What you need to do - Work out how many lines in the entries below include the word "this". Give nothing but the number.

Data extract -
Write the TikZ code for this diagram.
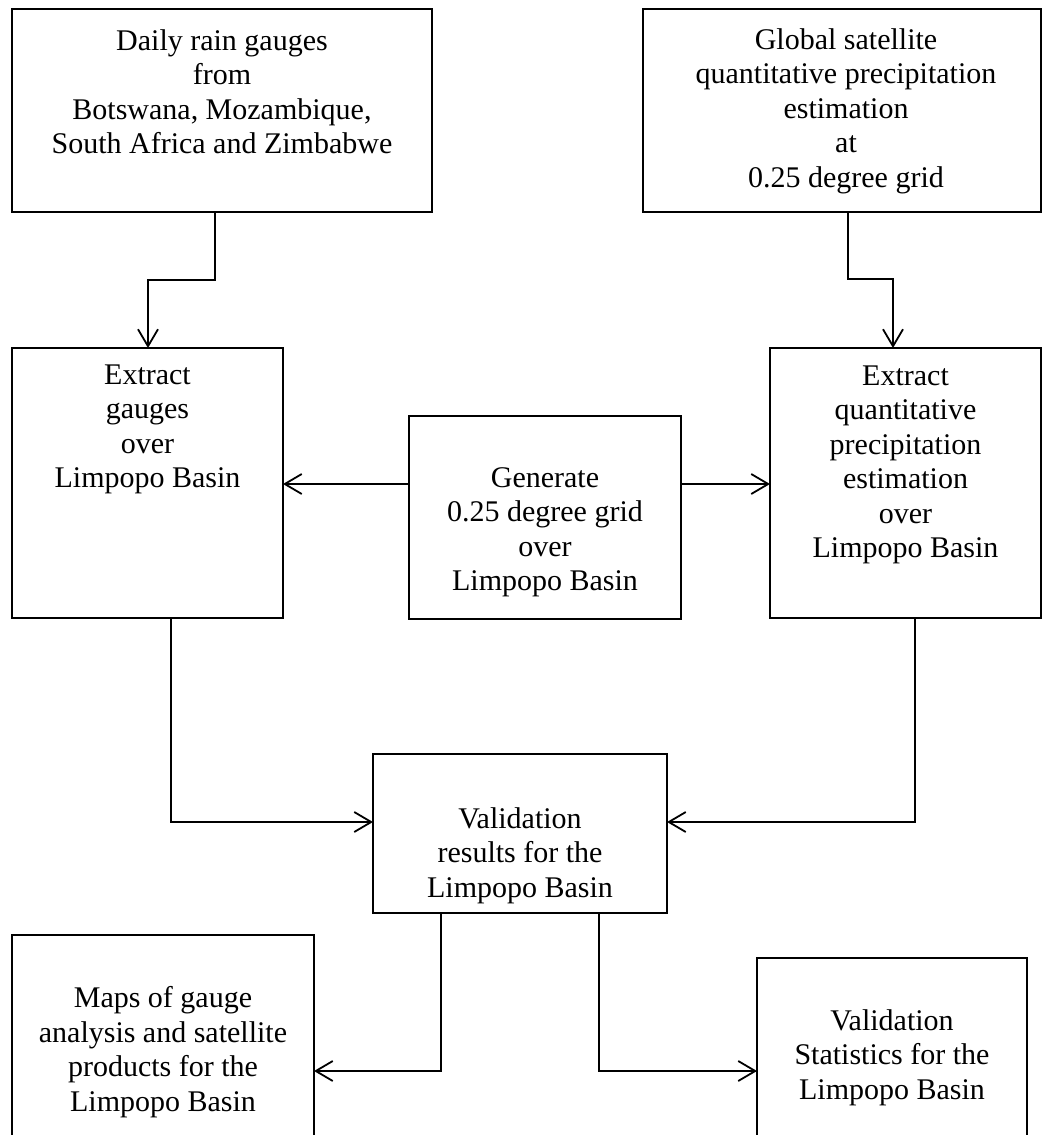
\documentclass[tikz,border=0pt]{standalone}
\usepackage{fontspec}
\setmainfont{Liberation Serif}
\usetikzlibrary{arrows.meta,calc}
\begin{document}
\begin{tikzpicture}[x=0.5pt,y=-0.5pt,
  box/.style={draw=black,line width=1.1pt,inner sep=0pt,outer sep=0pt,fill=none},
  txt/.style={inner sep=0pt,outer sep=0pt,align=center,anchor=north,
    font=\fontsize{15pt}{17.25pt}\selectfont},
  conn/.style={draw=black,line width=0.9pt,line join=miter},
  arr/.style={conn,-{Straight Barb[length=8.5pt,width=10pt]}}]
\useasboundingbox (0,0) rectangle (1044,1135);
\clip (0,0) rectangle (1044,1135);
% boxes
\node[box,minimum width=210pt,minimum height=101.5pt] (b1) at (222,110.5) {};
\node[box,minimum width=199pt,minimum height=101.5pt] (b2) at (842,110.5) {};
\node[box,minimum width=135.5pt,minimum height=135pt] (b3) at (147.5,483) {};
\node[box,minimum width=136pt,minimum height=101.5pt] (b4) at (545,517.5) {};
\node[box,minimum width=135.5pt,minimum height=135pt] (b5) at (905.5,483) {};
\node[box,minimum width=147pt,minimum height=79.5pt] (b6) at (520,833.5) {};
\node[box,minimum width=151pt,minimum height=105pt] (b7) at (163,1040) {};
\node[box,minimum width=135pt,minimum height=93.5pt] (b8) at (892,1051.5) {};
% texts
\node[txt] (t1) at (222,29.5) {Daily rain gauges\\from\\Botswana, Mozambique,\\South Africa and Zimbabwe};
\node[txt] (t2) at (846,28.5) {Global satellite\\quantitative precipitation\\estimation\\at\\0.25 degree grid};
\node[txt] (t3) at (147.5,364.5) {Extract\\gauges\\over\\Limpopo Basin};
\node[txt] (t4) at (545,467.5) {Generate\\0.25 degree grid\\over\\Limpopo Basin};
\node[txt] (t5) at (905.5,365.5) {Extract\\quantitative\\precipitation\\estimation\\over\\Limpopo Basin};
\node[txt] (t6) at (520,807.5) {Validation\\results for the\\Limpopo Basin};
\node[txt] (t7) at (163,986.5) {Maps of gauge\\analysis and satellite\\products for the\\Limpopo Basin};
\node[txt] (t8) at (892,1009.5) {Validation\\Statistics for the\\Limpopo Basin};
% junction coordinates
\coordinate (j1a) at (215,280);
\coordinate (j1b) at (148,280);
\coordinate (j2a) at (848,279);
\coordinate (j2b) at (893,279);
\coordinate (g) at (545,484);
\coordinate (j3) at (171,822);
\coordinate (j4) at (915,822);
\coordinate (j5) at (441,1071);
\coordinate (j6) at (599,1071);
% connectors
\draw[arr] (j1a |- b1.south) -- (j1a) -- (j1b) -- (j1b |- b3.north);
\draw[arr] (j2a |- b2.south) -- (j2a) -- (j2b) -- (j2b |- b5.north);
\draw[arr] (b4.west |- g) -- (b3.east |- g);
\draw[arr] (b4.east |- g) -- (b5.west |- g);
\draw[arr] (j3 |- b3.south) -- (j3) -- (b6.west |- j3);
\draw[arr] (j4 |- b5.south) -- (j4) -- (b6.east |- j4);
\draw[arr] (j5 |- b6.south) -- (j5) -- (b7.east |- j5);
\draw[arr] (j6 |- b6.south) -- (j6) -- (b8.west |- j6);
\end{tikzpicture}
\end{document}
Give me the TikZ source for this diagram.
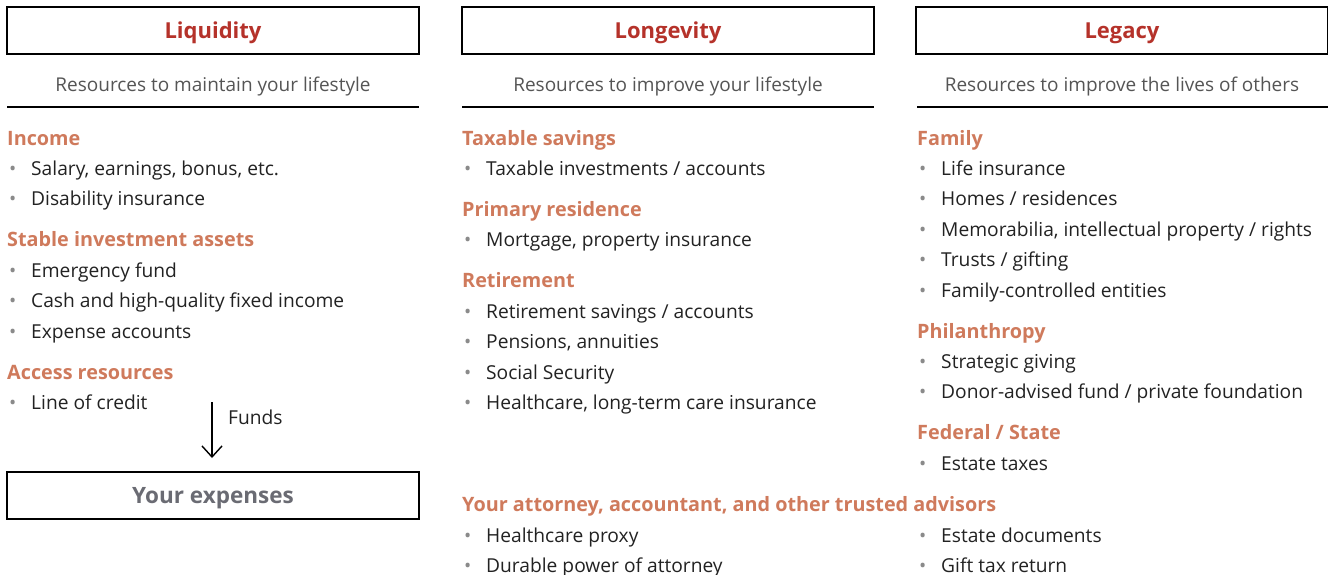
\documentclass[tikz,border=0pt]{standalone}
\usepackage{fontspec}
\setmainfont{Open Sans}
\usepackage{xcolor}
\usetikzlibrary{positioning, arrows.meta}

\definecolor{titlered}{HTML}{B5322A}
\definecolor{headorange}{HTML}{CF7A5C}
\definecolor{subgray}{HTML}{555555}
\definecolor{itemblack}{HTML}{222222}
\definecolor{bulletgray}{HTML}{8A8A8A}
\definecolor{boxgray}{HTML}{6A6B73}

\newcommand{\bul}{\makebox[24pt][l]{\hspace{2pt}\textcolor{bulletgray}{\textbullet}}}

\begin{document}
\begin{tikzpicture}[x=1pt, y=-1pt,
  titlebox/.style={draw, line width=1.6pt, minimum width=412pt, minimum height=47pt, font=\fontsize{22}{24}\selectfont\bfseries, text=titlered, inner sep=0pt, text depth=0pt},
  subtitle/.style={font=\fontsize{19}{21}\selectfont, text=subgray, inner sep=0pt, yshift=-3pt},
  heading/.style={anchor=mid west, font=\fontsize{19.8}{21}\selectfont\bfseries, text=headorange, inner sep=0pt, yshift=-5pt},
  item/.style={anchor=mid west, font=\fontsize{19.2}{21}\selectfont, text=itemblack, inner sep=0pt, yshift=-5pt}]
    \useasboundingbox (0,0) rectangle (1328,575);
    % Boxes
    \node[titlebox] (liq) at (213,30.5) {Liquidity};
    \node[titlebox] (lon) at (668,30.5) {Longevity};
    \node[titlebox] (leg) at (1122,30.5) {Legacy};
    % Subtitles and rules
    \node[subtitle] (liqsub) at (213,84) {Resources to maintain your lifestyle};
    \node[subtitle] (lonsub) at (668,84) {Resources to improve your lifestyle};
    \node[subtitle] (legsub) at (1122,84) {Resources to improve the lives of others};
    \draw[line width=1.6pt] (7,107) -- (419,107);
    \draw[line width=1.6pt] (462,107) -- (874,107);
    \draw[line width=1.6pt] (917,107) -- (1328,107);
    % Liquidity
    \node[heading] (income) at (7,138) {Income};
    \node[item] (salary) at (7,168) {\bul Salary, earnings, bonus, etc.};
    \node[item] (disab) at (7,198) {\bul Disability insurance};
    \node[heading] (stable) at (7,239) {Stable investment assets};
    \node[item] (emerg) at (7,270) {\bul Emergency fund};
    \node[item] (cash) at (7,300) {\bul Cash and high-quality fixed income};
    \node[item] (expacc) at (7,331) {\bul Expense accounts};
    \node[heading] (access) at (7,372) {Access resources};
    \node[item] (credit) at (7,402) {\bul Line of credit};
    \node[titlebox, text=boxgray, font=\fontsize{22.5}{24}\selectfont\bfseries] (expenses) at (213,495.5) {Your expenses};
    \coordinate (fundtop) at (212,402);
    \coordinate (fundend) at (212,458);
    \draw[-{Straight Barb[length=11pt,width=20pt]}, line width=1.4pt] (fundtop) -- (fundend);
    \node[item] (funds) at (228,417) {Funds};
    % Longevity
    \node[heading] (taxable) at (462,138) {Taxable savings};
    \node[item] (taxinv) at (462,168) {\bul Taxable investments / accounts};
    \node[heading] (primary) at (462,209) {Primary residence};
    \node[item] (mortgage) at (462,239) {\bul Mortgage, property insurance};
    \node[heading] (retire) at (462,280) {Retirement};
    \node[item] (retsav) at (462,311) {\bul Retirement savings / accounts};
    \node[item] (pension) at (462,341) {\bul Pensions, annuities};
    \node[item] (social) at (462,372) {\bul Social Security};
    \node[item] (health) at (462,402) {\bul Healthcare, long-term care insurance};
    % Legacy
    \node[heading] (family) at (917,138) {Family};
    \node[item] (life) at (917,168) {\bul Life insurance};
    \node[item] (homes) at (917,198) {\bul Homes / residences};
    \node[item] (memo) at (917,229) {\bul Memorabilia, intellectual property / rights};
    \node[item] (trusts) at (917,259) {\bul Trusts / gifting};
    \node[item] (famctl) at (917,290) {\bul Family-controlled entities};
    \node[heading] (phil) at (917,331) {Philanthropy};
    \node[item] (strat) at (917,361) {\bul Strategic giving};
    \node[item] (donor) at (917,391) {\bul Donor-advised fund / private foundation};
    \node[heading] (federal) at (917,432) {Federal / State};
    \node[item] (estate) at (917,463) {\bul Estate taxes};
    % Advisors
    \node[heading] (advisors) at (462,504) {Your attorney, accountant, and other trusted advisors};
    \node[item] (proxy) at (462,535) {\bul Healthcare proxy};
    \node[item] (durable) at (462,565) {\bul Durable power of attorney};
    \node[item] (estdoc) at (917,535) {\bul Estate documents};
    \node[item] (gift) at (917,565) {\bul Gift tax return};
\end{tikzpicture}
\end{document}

Exercise response - 2